### DATA FOR PROCESSING
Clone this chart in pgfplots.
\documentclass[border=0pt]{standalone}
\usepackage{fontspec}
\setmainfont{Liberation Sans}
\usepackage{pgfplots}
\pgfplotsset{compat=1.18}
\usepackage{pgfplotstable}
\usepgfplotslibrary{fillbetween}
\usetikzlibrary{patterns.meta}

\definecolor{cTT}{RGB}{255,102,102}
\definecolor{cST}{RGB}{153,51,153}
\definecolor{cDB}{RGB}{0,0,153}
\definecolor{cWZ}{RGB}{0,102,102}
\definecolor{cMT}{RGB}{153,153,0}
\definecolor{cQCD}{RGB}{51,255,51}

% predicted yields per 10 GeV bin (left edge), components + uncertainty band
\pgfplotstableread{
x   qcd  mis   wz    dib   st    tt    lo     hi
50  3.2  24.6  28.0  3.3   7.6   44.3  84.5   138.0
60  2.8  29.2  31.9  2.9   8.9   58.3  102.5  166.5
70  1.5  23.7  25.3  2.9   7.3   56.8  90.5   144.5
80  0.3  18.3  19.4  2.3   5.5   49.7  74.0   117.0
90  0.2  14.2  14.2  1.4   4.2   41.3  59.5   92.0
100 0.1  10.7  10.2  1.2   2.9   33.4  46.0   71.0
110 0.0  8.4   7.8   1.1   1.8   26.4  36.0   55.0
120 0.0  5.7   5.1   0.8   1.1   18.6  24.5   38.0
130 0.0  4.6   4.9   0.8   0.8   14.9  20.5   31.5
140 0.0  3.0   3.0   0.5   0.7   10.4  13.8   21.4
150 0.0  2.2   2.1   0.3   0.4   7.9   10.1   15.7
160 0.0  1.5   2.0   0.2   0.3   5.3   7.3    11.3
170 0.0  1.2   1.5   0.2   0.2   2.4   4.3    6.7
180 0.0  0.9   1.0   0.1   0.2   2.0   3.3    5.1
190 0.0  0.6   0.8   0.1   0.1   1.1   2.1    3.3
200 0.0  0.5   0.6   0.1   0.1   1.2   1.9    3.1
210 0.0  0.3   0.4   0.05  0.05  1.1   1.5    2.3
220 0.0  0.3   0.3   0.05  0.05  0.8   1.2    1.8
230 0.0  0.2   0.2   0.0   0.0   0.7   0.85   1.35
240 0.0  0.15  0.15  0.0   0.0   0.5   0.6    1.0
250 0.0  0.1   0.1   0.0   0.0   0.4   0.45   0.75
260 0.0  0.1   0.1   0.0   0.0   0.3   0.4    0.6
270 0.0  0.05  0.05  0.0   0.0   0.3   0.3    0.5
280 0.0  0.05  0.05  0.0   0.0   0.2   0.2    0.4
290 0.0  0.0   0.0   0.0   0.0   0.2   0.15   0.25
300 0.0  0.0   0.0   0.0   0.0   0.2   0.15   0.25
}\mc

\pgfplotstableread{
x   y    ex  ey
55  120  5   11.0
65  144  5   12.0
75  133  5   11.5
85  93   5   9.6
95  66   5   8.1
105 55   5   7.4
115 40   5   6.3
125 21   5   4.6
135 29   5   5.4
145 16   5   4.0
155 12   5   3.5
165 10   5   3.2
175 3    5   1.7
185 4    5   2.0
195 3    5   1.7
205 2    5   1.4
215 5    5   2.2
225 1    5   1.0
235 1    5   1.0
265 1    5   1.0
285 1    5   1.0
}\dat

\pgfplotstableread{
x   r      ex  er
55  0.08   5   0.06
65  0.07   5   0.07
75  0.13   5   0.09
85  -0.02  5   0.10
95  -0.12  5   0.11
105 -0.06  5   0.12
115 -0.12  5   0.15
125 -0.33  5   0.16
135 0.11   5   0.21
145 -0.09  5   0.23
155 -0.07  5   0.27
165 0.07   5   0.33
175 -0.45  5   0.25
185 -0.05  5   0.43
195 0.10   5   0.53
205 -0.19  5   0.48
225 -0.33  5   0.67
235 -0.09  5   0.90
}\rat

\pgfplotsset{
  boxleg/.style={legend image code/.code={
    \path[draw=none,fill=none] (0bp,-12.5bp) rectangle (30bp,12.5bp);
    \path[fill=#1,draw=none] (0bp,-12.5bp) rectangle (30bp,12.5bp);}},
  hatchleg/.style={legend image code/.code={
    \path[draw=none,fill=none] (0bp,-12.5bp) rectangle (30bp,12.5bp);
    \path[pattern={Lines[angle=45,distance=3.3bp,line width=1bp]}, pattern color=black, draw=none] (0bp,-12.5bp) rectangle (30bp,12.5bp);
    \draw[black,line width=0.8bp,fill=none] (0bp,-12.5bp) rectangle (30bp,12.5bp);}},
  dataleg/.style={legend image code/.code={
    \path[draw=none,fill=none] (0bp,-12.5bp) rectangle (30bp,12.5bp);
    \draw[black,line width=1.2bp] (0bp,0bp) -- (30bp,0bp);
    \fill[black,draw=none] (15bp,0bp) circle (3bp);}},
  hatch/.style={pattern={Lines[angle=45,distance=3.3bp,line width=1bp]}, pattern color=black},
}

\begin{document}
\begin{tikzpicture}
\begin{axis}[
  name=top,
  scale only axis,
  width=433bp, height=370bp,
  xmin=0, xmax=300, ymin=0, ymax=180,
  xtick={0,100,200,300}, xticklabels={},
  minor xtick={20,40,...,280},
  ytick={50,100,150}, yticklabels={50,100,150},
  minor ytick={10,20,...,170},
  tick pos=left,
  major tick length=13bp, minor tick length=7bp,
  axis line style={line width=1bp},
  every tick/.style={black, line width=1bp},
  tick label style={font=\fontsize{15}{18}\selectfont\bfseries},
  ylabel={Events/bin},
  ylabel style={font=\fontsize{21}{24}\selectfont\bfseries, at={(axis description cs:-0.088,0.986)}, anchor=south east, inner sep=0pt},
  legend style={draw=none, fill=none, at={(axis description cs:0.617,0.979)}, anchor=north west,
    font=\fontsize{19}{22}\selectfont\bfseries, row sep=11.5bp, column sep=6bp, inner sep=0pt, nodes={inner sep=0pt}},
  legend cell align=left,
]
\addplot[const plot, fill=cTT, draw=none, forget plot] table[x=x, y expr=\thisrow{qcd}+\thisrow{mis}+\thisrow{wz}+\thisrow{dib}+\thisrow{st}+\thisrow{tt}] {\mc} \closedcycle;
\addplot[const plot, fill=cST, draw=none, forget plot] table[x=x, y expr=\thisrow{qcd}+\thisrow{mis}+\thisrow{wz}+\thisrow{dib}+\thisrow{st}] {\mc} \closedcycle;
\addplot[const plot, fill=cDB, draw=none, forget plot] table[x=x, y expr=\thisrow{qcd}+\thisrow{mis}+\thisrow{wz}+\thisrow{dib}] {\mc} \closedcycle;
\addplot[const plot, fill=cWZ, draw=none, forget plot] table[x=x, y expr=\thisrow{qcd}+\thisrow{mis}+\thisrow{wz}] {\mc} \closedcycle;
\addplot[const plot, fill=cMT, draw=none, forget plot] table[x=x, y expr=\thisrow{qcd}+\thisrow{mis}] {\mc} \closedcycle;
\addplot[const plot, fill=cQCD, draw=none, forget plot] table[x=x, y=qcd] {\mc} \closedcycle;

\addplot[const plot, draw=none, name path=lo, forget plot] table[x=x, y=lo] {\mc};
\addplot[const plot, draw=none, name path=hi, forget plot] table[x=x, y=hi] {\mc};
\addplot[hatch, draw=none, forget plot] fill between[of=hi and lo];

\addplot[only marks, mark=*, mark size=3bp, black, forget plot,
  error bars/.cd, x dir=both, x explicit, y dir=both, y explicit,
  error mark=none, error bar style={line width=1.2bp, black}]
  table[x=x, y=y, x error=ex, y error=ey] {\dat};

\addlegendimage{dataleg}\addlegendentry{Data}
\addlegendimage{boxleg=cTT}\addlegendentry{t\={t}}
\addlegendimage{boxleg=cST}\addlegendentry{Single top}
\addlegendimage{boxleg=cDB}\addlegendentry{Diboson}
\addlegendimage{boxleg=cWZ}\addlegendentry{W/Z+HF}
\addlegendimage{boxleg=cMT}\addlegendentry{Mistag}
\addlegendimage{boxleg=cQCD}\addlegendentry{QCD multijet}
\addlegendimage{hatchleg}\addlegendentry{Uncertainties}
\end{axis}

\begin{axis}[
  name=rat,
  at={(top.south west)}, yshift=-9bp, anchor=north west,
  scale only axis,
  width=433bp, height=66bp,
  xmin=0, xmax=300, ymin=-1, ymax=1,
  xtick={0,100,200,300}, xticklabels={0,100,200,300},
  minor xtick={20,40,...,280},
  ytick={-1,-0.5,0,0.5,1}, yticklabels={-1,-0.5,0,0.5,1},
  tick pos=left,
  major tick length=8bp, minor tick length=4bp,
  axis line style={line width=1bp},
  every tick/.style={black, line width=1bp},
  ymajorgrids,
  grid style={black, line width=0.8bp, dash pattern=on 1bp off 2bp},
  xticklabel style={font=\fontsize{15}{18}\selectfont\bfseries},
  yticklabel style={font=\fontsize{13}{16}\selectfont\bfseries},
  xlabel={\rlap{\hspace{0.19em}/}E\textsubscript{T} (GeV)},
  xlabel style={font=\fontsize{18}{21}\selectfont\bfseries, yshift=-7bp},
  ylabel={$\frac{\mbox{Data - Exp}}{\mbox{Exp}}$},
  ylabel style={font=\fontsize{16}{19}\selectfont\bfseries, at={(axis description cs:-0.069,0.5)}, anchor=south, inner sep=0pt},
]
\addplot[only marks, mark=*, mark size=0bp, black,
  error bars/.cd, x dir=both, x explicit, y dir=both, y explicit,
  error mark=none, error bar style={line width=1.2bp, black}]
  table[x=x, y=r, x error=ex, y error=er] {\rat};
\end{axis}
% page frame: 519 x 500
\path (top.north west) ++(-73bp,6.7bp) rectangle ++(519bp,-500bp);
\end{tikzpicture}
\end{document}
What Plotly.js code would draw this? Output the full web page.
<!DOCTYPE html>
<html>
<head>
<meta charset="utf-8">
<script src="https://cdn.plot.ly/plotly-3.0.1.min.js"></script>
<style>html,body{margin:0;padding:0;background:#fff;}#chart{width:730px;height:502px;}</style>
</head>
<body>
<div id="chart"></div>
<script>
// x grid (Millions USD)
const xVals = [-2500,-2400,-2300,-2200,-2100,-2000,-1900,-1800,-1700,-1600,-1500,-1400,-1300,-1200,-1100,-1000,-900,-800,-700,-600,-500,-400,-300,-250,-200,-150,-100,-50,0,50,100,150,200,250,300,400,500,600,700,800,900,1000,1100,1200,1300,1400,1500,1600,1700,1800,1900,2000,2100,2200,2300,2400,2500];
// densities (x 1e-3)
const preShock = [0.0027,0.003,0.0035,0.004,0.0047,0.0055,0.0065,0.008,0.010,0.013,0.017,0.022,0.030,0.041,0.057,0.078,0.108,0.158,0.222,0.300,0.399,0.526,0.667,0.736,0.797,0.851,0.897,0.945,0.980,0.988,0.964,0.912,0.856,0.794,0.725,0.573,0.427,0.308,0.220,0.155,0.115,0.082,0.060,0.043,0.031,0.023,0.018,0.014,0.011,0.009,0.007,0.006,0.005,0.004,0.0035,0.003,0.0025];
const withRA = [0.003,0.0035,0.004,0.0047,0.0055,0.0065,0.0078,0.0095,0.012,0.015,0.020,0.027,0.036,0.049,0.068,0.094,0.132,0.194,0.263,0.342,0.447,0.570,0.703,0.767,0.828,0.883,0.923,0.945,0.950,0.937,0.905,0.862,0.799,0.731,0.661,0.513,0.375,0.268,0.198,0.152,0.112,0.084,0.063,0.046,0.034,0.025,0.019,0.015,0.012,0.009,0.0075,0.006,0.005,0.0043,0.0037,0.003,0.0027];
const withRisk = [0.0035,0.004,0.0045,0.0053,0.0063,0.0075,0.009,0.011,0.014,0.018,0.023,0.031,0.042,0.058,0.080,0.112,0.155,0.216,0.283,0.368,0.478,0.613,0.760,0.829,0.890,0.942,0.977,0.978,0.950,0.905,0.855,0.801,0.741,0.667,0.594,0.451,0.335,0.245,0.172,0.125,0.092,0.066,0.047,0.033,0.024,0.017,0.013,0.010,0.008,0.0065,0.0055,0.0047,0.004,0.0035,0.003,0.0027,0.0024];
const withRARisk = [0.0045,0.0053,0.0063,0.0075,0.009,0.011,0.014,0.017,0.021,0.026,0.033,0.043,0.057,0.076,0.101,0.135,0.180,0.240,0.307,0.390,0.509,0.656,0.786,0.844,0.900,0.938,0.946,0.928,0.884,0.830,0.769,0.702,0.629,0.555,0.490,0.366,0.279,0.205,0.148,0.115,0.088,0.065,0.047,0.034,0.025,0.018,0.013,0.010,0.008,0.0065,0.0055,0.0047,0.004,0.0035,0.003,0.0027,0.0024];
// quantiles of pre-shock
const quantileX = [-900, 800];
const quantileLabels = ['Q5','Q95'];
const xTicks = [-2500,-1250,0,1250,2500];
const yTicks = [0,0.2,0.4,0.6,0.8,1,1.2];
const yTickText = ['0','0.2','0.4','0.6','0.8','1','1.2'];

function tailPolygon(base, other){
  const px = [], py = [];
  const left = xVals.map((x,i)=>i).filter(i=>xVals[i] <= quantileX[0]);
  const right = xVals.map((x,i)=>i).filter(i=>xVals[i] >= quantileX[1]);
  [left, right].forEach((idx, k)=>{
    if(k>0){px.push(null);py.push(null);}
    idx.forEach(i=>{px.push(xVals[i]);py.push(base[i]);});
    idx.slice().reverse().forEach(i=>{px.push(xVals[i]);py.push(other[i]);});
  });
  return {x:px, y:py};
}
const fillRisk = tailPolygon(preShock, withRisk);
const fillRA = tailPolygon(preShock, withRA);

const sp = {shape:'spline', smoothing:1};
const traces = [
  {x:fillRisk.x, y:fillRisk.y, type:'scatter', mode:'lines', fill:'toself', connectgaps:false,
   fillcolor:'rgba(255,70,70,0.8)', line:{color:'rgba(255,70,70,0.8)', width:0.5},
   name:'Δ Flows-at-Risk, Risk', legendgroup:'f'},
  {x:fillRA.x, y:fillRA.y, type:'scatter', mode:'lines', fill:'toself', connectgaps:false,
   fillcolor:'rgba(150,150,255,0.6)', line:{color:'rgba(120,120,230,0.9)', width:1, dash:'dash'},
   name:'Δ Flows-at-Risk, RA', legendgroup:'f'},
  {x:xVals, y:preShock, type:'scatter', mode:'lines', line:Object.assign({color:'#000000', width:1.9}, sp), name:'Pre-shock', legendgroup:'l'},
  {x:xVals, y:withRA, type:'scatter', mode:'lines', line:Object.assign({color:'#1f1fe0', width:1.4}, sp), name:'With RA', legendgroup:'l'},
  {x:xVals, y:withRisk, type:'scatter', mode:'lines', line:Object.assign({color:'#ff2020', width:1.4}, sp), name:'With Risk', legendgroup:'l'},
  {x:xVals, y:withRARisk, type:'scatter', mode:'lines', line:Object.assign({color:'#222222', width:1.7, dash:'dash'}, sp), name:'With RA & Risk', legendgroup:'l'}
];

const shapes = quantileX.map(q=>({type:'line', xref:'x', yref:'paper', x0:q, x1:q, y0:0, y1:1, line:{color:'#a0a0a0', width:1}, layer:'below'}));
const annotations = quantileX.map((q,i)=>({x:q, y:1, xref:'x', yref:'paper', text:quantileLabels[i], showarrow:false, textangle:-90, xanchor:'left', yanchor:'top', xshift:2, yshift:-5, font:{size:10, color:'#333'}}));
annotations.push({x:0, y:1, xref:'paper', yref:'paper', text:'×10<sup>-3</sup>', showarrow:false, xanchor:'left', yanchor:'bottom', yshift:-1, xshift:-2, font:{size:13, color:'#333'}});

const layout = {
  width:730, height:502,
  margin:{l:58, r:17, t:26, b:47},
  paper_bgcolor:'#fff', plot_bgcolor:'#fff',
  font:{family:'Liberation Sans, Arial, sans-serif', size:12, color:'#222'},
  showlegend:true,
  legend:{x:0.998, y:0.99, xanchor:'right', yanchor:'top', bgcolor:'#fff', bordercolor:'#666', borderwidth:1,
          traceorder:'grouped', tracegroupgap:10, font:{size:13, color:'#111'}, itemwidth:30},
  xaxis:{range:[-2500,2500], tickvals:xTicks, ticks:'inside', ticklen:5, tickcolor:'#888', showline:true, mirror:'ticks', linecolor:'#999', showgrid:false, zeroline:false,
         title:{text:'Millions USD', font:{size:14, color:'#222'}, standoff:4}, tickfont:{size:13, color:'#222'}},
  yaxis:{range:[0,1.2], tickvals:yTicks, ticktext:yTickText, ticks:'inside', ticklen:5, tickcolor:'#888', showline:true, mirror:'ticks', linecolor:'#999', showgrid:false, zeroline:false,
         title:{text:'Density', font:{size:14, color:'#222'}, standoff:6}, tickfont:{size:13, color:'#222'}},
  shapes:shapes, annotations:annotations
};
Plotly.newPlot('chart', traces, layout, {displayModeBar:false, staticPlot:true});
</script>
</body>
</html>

### REQUIRED TASK
Using the records above, select and copy every line that has the word "chart".

### EXPECTED ANSWER
Clone this chart in pgfplots.
<style>html,body{margin:0;padding:0;background:#fff;}#chart{width:730px;height:502px;}</style>
<div id="chart"></div>
Plotly.newPlot('chart', traces, layout, {displayModeBar:false, staticPlot:true});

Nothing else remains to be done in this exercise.